Work to be completed
Copy all the material below, exactly as it stands.

Data supplied
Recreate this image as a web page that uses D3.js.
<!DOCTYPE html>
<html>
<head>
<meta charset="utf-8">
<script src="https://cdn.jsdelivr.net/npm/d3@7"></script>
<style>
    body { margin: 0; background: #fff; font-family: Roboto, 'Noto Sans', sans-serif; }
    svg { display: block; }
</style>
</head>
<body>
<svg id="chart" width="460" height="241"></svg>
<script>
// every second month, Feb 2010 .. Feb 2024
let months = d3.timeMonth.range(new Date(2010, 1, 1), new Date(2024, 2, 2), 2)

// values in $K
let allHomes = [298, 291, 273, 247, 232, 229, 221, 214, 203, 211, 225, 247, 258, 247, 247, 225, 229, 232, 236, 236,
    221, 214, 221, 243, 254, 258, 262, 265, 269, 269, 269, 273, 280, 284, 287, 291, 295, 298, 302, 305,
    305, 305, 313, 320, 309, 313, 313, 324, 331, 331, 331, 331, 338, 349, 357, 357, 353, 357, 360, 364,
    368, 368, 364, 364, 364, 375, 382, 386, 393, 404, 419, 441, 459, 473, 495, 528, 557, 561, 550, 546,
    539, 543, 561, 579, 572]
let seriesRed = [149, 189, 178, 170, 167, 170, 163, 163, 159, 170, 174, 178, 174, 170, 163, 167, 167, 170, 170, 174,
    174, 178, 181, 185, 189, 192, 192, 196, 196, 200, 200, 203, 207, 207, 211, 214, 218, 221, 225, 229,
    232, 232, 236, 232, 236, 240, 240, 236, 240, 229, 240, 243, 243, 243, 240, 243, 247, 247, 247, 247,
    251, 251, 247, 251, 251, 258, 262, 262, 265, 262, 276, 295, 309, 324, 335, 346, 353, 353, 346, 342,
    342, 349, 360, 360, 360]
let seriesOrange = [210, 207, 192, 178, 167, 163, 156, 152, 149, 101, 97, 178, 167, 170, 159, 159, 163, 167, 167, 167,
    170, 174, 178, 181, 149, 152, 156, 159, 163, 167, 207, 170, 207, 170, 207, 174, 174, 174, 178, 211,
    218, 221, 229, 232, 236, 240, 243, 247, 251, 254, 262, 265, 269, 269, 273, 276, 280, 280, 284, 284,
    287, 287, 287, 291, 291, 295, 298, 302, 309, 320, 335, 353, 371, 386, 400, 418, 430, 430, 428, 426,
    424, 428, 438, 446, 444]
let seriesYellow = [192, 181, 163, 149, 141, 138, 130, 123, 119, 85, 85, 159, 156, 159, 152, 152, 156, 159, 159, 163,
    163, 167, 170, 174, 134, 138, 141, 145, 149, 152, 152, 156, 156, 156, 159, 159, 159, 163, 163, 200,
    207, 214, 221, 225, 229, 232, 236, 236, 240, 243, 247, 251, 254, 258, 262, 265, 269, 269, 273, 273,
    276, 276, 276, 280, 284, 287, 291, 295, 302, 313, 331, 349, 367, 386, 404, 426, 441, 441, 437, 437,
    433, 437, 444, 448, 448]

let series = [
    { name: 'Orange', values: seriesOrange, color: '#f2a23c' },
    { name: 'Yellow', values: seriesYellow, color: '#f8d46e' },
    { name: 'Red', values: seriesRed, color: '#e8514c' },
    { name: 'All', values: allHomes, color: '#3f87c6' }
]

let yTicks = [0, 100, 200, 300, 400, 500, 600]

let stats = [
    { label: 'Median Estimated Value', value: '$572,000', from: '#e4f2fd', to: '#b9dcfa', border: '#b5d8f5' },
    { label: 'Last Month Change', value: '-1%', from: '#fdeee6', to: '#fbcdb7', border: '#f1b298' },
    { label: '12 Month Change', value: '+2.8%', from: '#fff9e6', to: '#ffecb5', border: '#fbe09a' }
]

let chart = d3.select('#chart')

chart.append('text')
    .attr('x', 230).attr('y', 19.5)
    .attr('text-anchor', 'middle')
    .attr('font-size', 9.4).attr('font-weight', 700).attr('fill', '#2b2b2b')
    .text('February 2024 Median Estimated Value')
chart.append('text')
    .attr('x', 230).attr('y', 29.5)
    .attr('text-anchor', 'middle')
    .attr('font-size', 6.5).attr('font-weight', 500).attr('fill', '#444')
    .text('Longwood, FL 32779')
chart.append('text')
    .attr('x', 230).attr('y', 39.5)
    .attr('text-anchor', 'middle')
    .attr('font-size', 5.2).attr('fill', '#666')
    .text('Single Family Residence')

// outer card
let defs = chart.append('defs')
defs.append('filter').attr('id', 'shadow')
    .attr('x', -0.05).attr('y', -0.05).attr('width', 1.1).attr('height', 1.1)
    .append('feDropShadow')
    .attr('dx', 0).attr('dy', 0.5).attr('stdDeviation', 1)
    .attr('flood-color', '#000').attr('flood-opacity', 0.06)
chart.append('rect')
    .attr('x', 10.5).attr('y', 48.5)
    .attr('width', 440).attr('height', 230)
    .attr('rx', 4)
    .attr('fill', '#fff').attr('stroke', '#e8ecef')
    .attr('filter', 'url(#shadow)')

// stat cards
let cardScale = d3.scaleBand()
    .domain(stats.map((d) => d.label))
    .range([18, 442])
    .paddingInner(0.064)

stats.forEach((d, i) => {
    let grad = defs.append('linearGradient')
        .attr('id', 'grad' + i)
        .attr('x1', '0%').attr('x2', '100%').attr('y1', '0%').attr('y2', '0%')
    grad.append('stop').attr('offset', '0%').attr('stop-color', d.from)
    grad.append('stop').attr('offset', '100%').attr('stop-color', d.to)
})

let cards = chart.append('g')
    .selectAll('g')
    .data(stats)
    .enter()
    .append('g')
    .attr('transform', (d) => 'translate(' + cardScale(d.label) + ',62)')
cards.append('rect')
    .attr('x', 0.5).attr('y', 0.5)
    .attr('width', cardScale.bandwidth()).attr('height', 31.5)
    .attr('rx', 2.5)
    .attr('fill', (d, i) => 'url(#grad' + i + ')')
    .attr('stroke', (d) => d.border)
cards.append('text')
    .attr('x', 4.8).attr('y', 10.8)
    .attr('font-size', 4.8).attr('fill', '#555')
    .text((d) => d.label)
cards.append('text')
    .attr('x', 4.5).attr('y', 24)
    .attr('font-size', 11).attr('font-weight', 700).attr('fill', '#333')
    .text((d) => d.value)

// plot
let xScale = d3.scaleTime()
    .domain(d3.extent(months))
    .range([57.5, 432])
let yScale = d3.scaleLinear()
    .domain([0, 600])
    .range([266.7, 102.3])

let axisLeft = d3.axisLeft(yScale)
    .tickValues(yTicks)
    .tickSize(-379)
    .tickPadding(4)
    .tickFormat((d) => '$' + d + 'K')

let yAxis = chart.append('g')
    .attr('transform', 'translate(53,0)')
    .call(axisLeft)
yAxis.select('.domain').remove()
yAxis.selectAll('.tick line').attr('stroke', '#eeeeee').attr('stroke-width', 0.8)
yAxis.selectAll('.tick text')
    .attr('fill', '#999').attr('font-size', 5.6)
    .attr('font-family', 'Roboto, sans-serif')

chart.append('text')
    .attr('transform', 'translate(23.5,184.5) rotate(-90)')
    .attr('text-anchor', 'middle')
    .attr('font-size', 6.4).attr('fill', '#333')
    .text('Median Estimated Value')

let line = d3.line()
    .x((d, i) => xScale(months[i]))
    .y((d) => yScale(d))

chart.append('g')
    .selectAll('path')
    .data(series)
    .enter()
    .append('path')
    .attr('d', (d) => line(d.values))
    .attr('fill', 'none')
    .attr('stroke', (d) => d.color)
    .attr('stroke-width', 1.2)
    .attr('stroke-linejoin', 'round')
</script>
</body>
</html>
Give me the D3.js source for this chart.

Task result
Recreate this image as a web page that uses D3.js.
<!DOCTYPE html>
<html>
<head>
<meta charset="utf-8">
<script src="https://cdn.jsdelivr.net/npm/d3@7"></script>
<style>
    body { margin: 0; background: #fff; font-family: Roboto, 'Noto Sans', sans-serif; }
    svg { display: block; }
</style>
</head>
<body>
<svg id="chart" width="460" height="241"></svg>
<script>
// every second month, Feb 2010 .. Feb 2024
let months = d3.timeMonth.range(new Date(2010, 1, 1), new Date(2024, 2, 2), 2)

// values in $K
let allHomes = [298, 291, 273, 247, 232, 229, 221, 214, 203, 211, 225, 247, 258, 247, 247, 225, 229, 232, 236, 236,
    221, 214, 221, 243, 254, 258, 262, 265, 269, 269, 269, 273, 280, 284, 287, 291, 295, 298, 302, 305,
    305, 305, 313, 320, 309, 313, 313, 324, 331, 331, 331, 331, 338, 349, 357, 357, 353, 357, 360, 364,
    368, 368, 364, 364, 364, 375, 382, 386, 393, 404, 419, 441, 459, 473, 495, 528, 557, 561, 550, 546,
    539, 543, 561, 579, 572]
let seriesRed = [149, 189, 178, 170, 167, 170, 163, 163, 159, 170, 174, 178, 174, 170, 163, 167, 167, 170, 170, 174,
    174, 178, 181, 185, 189, 192, 192, 196, 196, 200, 200, 203, 207, 207, 211, 214, 218, 221, 225, 229,
    232, 232, 236, 232, 236, 240, 240, 236, 240, 229, 240, 243, 243, 243, 240, 243, 247, 247, 247, 247,
    251, 251, 247, 251, 251, 258, 262, 262, 265, 262, 276, 295, 309, 324, 335, 346, 353, 353, 346, 342,
    342, 349, 360, 360, 360]
let seriesOrange = [210, 207, 192, 178, 167, 163, 156, 152, 149, 101, 97, 178, 167, 170, 159, 159, 163, 167, 167, 167,
    170, 174, 178, 181, 149, 152, 156, 159, 163, 167, 207, 170, 207, 170, 207, 174, 174, 174, 178, 211,
    218, 221, 229, 232, 236, 240, 243, 247, 251, 254, 262, 265, 269, 269, 273, 276, 280, 280, 284, 284,
    287, 287, 287, 291, 291, 295, 298, 302, 309, 320, 335, 353, 371, 386, 400, 418, 430, 430, 428, 426,
    424, 428, 438, 446, 444]
let seriesYellow = [192, 181, 163, 149, 141, 138, 130, 123, 119, 85, 85, 159, 156, 159, 152, 152, 156, 159, 159, 163,
    163, 167, 170, 174, 134, 138, 141, 145, 149, 152, 152, 156, 156, 156, 159, 159, 159, 163, 163, 200,
    207, 214, 221, 225, 229, 232, 236, 236, 240, 243, 247, 251, 254, 258, 262, 265, 269, 269, 273, 273,
    276, 276, 276, 280, 284, 287, 291, 295, 302, 313, 331, 349, 367, 386, 404, 426, 441, 441, 437, 437,
    433, 437, 444, 448, 448]

let series = [
    { name: 'Orange', values: seriesOrange, color: '#f2a23c' },
    { name: 'Yellow', values: seriesYellow, color: '#f8d46e' },
    { name: 'Red', values: seriesRed, color: '#e8514c' },
    { name: 'All', values: allHomes, color: '#3f87c6' }
]

let yTicks = [0, 100, 200, 300, 400, 500, 600]

let stats = [
    { label: 'Median Estimated Value', value: '$572,000', from: '#e4f2fd', to: '#b9dcfa', border: '#b5d8f5' },
    { label: 'Last Month Change', value: '-1%', from: '#fdeee6', to: '#fbcdb7', border: '#f1b298' },
    { label: '12 Month Change', value: '+2.8%', from: '#fff9e6', to: '#ffecb5', border: '#fbe09a' }
]

let chart = d3.select('#chart')

chart.append('text')
    .attr('x', 230).attr('y', 19.5)
    .attr('text-anchor', 'middle')
    .attr('font-size', 9.4).attr('font-weight', 700).attr('fill', '#2b2b2b')
    .text('February 2024 Median Estimated Value')
chart.append('text')
    .attr('x', 230).attr('y', 29.5)
    .attr('text-anchor', 'middle')
    .attr('font-size', 6.5).attr('font-weight', 500).attr('fill', '#444')
    .text('Longwood, FL 32779')
chart.append('text')
    .attr('x', 230).attr('y', 39.5)
    .attr('text-anchor', 'middle')
    .attr('font-size', 5.2).attr('fill', '#666')
    .text('Single Family Residence')

// outer card
let defs = chart.append('defs')
defs.append('filter').attr('id', 'shadow')
    .attr('x', -0.05).attr('y', -0.05).attr('width', 1.1).attr('height', 1.1)
    .append('feDropShadow')
    .attr('dx', 0).attr('dy', 0.5).attr('stdDeviation', 1)
    .attr('flood-color', '#000').attr('flood-opacity', 0.06)
chart.append('rect')
    .attr('x', 10.5).attr('y', 48.5)
    .attr('width', 440).attr('height', 230)
    .attr('rx', 4)
    .attr('fill', '#fff').attr('stroke', '#e8ecef')
    .attr('filter', 'url(#shadow)')

// stat cards
let cardScale = d3.scaleBand()
    .domain(stats.map((d) => d.label))
    .range([18, 442])
    .paddingInner(0.064)

stats.forEach((d, i) => {
    let grad = defs.append('linearGradient')
        .attr('id', 'grad' + i)
        .attr('x1', '0%').attr('x2', '100%').attr('y1', '0%').attr('y2', '0%')
    grad.append('stop').attr('offset', '0%').attr('stop-color', d.from)
    grad.append('stop').attr('offset', '100%').attr('stop-color', d.to)
})

let cards = chart.append('g')
    .selectAll('g')
    .data(stats)
    .enter()
    .append('g')
    .attr('transform', (d) => 'translate(' + cardScale(d.label) + ',62)')
cards.append('rect')
    .attr('x', 0.5).attr('y', 0.5)
    .attr('width', cardScale.bandwidth()).attr('height', 31.5)
    .attr('rx', 2.5)
    .attr('fill', (d, i) => 'url(#grad' + i + ')')
    .attr('stroke', (d) => d.border)
cards.append('text')
    .attr('x', 4.8).attr('y', 10.8)
    .attr('font-size', 4.8).attr('fill', '#555')
    .text((d) => d.label)
cards.append('text')
    .attr('x', 4.5).attr('y', 24)
    .attr('font-size', 11).attr('font-weight', 700).attr('fill', '#333')
    .text((d) => d.value)

// plot
let xScale = d3.scaleTime()
    .domain(d3.extent(months))
    .range([57.5, 432])
let yScale = d3.scaleLinear()
    .domain([0, 600])
    .range([266.7, 102.3])

let axisLeft = d3.axisLeft(yScale)
    .tickValues(yTicks)
    .tickSize(-379)
    .tickPadding(4)
    .tickFormat((d) => '$' + d + 'K')

let yAxis = chart.append('g')
    .attr('transform', 'translate(53,0)')
    .call(axisLeft)
yAxis.select('.domain').remove()
yAxis.selectAll('.tick line').attr('stroke', '#eeeeee').attr('stroke-width', 0.8)
yAxis.selectAll('.tick text')
    .attr('fill', '#999').attr('font-size', 5.6)
    .attr('font-family', 'Roboto, sans-serif')

chart.append('text')
    .attr('transform', 'translate(23.5,184.5) rotate(-90)')
    .attr('text-anchor', 'middle')
    .attr('font-size', 6.4).attr('fill', '#333')
    .text('Median Estimated Value')

let line = d3.line()
    .x((d, i) => xScale(months[i]))
    .y((d) => yScale(d))

chart.append('g')
    .selectAll('path')
    .data(series)
    .enter()
    .append('path')
    .attr('d', (d) => line(d.values))
    .attr('fill', 'none')
    .attr('stroke', (d) => d.color)
    .attr('stroke-width', 1.2)
    .attr('stroke-linejoin', 'round')
</script>
</body>
</html>
Give me the D3.js source for this chart.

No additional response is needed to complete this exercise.